RECORDS FOR THE EXERCISE:

[start]

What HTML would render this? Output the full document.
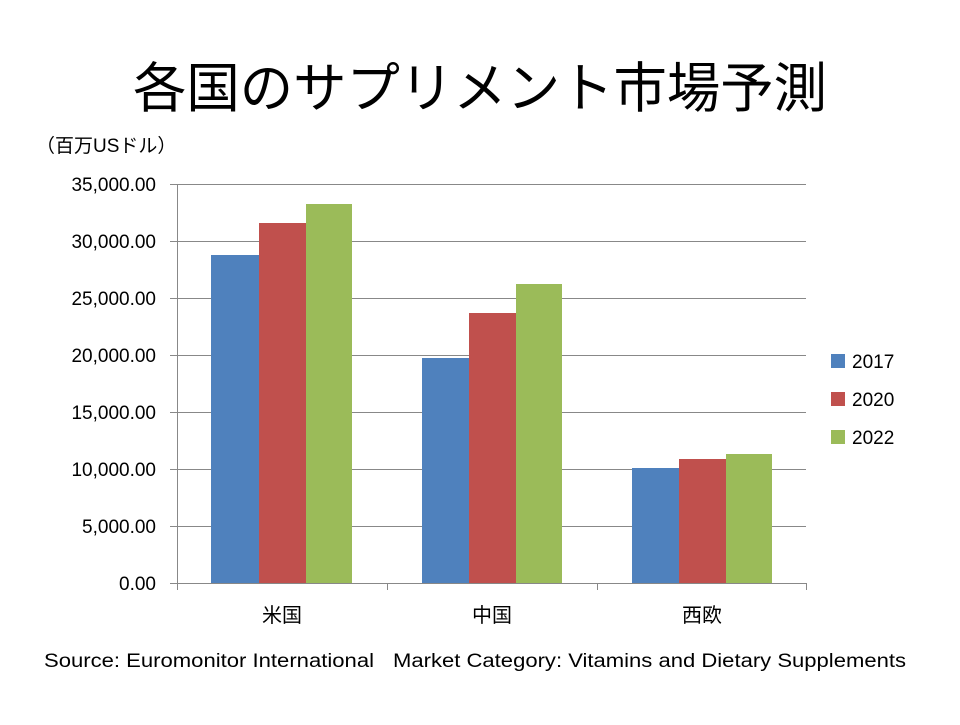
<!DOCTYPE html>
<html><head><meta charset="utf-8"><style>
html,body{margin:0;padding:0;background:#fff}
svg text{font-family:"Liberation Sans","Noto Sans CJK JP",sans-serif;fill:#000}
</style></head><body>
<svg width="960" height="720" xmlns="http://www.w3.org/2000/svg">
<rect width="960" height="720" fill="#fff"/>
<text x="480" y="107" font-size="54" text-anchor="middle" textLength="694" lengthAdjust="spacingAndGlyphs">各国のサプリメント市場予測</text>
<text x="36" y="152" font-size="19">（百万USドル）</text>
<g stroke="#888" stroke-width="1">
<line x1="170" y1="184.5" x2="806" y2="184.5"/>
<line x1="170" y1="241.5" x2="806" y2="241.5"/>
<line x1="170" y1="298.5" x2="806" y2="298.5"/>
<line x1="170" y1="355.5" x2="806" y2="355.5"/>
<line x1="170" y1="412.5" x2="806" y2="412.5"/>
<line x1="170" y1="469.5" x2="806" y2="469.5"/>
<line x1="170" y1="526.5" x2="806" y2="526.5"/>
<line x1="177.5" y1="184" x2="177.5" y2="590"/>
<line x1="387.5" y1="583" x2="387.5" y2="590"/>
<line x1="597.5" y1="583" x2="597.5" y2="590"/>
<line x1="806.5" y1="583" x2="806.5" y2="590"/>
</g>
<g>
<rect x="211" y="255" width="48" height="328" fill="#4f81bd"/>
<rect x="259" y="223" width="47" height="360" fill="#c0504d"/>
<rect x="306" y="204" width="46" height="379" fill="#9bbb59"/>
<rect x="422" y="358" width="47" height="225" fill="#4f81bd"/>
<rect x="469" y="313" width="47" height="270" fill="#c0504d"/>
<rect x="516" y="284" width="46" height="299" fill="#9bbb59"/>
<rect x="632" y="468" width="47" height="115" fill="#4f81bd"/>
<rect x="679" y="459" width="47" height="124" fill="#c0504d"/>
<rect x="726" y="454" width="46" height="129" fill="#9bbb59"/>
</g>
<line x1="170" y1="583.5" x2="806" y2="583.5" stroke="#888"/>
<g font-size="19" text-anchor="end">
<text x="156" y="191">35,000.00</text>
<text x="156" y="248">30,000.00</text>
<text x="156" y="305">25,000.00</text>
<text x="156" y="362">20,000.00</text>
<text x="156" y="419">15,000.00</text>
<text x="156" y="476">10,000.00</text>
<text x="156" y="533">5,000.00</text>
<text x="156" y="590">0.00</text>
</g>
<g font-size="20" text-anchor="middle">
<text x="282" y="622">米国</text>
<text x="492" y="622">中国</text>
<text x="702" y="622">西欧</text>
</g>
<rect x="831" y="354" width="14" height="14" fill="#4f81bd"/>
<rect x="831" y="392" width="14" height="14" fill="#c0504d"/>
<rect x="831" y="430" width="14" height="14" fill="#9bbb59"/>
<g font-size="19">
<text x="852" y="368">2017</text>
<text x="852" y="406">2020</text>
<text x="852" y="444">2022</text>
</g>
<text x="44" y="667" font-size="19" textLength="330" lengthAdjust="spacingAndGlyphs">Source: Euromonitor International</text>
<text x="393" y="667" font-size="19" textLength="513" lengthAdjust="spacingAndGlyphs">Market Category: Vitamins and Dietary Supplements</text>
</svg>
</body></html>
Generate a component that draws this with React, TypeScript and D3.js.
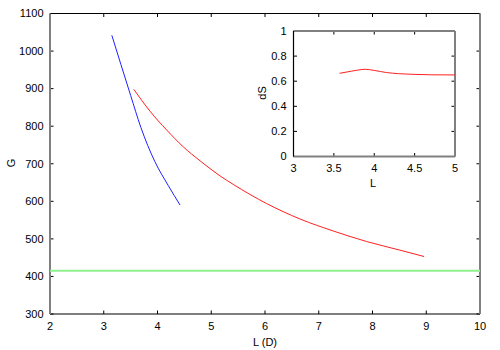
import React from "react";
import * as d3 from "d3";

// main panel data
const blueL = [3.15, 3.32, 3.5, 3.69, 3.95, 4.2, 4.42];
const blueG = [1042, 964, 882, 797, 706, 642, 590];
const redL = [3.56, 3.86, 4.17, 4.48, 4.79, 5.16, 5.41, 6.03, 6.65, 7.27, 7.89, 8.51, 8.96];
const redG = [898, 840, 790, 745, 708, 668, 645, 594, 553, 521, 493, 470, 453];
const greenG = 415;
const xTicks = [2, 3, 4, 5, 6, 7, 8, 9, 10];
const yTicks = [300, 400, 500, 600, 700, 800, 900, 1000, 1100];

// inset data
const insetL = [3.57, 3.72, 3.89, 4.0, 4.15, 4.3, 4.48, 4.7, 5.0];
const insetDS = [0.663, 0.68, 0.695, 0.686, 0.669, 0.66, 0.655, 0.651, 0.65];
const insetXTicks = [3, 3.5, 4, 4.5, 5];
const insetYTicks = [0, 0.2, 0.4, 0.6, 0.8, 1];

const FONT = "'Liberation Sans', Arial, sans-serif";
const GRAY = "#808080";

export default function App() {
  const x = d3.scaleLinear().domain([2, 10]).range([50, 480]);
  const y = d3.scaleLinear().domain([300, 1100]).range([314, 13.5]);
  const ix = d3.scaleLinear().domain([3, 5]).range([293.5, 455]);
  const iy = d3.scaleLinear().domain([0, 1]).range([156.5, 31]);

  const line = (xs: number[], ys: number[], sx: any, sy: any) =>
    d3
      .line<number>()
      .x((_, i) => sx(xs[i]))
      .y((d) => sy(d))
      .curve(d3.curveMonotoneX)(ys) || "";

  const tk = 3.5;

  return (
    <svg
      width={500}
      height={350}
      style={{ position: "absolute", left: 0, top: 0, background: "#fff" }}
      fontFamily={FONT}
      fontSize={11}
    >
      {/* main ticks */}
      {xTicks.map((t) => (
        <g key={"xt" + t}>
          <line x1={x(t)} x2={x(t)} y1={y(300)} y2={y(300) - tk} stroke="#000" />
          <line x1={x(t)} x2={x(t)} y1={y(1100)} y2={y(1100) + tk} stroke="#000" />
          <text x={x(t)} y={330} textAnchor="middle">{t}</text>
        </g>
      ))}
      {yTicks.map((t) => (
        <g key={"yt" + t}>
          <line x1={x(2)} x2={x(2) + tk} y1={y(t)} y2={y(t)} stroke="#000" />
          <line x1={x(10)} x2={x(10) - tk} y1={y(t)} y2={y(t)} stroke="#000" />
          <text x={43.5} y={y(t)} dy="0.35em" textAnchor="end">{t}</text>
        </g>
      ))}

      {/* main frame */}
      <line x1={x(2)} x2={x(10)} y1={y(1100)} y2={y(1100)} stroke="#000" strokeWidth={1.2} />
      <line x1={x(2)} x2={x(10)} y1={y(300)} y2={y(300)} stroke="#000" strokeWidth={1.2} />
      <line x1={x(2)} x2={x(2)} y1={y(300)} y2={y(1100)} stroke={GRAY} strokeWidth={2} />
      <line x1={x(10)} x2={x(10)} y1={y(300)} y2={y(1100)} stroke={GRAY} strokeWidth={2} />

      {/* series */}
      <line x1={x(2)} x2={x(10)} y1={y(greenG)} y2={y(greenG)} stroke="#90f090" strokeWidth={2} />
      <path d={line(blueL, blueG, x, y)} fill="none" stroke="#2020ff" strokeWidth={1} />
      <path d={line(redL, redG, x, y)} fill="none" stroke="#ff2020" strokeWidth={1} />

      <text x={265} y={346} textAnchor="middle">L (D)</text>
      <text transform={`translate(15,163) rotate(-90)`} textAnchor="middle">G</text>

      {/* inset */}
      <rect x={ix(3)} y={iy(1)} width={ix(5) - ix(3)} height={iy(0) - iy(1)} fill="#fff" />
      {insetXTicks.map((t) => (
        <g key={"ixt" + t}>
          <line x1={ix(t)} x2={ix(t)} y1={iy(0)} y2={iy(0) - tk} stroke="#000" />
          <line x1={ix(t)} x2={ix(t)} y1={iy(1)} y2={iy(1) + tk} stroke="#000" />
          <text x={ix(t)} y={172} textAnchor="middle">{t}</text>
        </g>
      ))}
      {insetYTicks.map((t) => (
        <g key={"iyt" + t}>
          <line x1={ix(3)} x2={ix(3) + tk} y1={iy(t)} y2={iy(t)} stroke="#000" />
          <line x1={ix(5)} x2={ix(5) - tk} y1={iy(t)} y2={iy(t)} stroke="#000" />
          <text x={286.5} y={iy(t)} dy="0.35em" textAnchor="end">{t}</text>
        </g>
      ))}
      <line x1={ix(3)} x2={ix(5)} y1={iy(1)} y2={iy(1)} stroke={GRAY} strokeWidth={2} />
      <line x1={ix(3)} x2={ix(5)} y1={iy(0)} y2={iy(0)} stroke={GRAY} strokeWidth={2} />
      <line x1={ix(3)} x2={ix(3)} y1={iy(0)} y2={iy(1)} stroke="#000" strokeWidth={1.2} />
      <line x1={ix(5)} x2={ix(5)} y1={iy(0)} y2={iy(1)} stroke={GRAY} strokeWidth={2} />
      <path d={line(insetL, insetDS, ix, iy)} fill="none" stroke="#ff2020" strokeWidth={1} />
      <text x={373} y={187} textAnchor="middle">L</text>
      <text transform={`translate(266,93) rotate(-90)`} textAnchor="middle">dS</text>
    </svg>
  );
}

[end]

GIVEN TASK: Begin with the line where "Generate a component" appears and end with the line where "import * as" appears. Copy only that stretch, exactly, with no pictures.

RESULT OF THE TASK:
Generate a component that draws this with React, TypeScript and D3.js.
import React from "react";
import * as d3 from "d3";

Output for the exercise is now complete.